Wednesday, October 05, 2011

Costco Wholesale (NYSE: COST) is on a roll and Wednesday it report a strong quarter -- but not as strong as expected. Would you be better off buying stock in Family Dollar (NYSE: FDO) or Target (NYSE: TGT)?

Costco missed the target Wall Street expected it to hit. Instead of posting Wall Street's expected 13% increase in fourth quarter profit on $27.6 billion in revenue, Costco fell short in reporting $1.08 a share, that was two cents less than expected and an 11% increase.

That's still a strong increase and it happened because with the economy weak, people are willing to pay its membership fee to get access to the bargains in its stores. And its growth has been helped by opening stores in the U.S. and internationally.

And Costco is not sitting still. It announced Wednesday that it would raise the fees it charges its members --  by $5 for U.S. individual and business members and Canada business members beginning November 1. This move is likely boost its revenues, unless people decide that the increase is too high leading to a drop in Costco's membership count.

Family Dollar reported an 8% increase in its fourth quarter profit reported September 28. Since consumers are looking for bargains, Family Dollar plans to open more stores than it closes in the next year.  It will add between 450 and 500 new stores in its current fiscal year while closing up to 100 poorly performing locations. In the year ahead, it's looking for an 8% to 10% sales increase.

The key to Family Dollar's growth is that its selection appeals to people who are being stung by the weak economy.  Its merchandise falls into four categories: consumables, home products, apparel and accessories, and seasonal and electronics. And it sells those products at prices ranging from ––under $1 to $10.

But it's not just the lowest-priced retailers that are doing well. Target had a strong second quarter report in August. Its profit of $704 million was 3.6% higher than the previous year whiles its sales rose 5.1%. And Target beat analysts' expectations of $0.97 a share by six cents.

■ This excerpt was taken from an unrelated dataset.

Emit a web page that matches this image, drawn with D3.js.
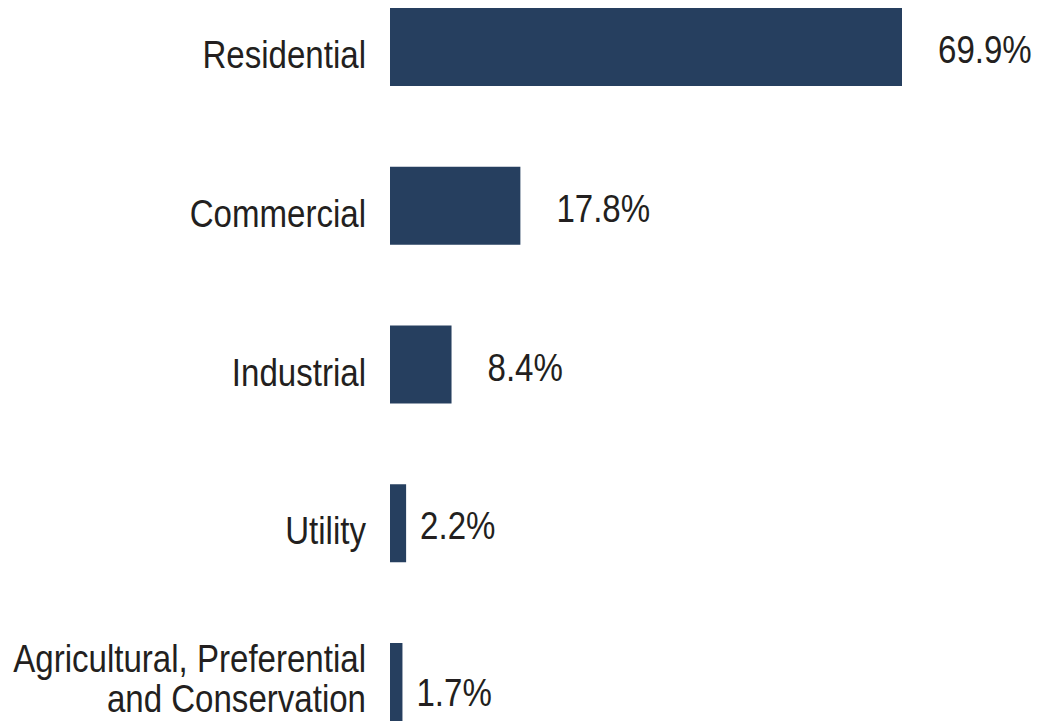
<!DOCTYPE html>
<html><head><meta charset="utf-8">
<script src="https://cdn.jsdelivr.net/npm/d3@7"></script>
<style>body{margin:0;background:#fff}svg{display:block}</style>
</head><body>
<svg id="c" width="1040" height="721"></svg>
<script>
const categories = [["Residential"], ["Commercial"], ["Industrial"], ["Utility"], ["Agricultural, Preferential", "and Conservation"]];
const values = [69.9, 17.8, 8.4, 2.2, 1.7];
const valueLabels = ["69.9%", "17.8%", "8.4%", "2.2%", "1.7%"];

const svg = d3.select("#c");
const font = "'Liberation Sans', Arial, sans-serif";
const fs = 38, sx = 0.87;
const x = d3.scaleLinear().domain([0, 69.9]).range([390, 902]);
const y = d3.scaleBand().domain(d3.range(values.length)).range([8, 721]).paddingInner(0.5087).paddingOuter(0);
const cy = i => y(i) + y.bandwidth()/2;

svg.selectAll("rect.bar").data(values).join("rect").attr("class","bar")
  .attr("x", x(0)).attr("y", (d,i)=>y(i)).attr("width", d=>x(d)-x(0)).attr("height", y.bandwidth())
  .attr("fill", "#263f5f");

const cg = svg.selectAll("g.cat").data(categories).join("g").attr("class","cat")
  .attr("transform", (d,i)=>`translate(366,${d.length>1 ? cy(i)-10 : cy(i)+21}) scale(${sx},1)`);
cg.append("text").attr("text-anchor","end").attr("font-family",font).attr("font-size",fs).attr("fill","#231f20")
  .selectAll("tspan").data(d=>d).join("tspan").attr("x",0).attr("y",(d,j)=>j*40).text(d=>d);

svg.selectAll("g.val").data(values).join("g").attr("class","val")
  .attr("transform", (d,i)=>`translate(${x(d) + (d > 5 ? 36 : 14)},${cy(i) + (categories[i].length>1 ? 24 : 16)}) scale(${sx},1)`)
  .append("text").attr("font-family",font).attr("font-size",fs).attr("fill","#231f20")
  .text((d,i)=>valueLabels[i]);
</script>
</body></html>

So should you shun Costco for missing its numbers and buy Family Dollar and Target? No -- consider Family Dollar, shun the others. Here's why:
  • Costco: growing,barely profitable company; over-priced stock. Costco revenues were up 8.1% to $85 billion in the last year while its net income popped 20% to $1.4 billion yielding slim 1.6% profit margin. And its Price-earnings-to-growth ratio (PEG) -- 1.0 is fair value -- is a an over-valued 1.68 with a P/E of 25.6 on earnings forecast to grow 15.2.% to $3.82 in 2012.
  • Family Dollar: growing, profitable company, fairly priced stock. Family Dollars revenues are up 8.7% in the last year to $8.6 billion and its net income rose 8.5% to $388 million while it earned decent 4.5% net profit margin. And its PEG is reasonable 1.08 on a P/E of 16.5 on earnings forecast to grow 15.3% to $4.19 in 2012.
  • Target: slowly growing, profitable company, way over-priced priced stock. Target revenues are up 3.1% in the last year to $68 billion and its net income exploded 17.4% to $3 billion while it earned a solid 4.4% net profit margin. And its PEG is grossly over-valued 8.65 on a P/E of 22.5 on earnings forecast to grow 2.6% to $4.32 in fiscal 2013.
Family Dollar looks cheap and well-positioned to capitalize on continued economic weakness.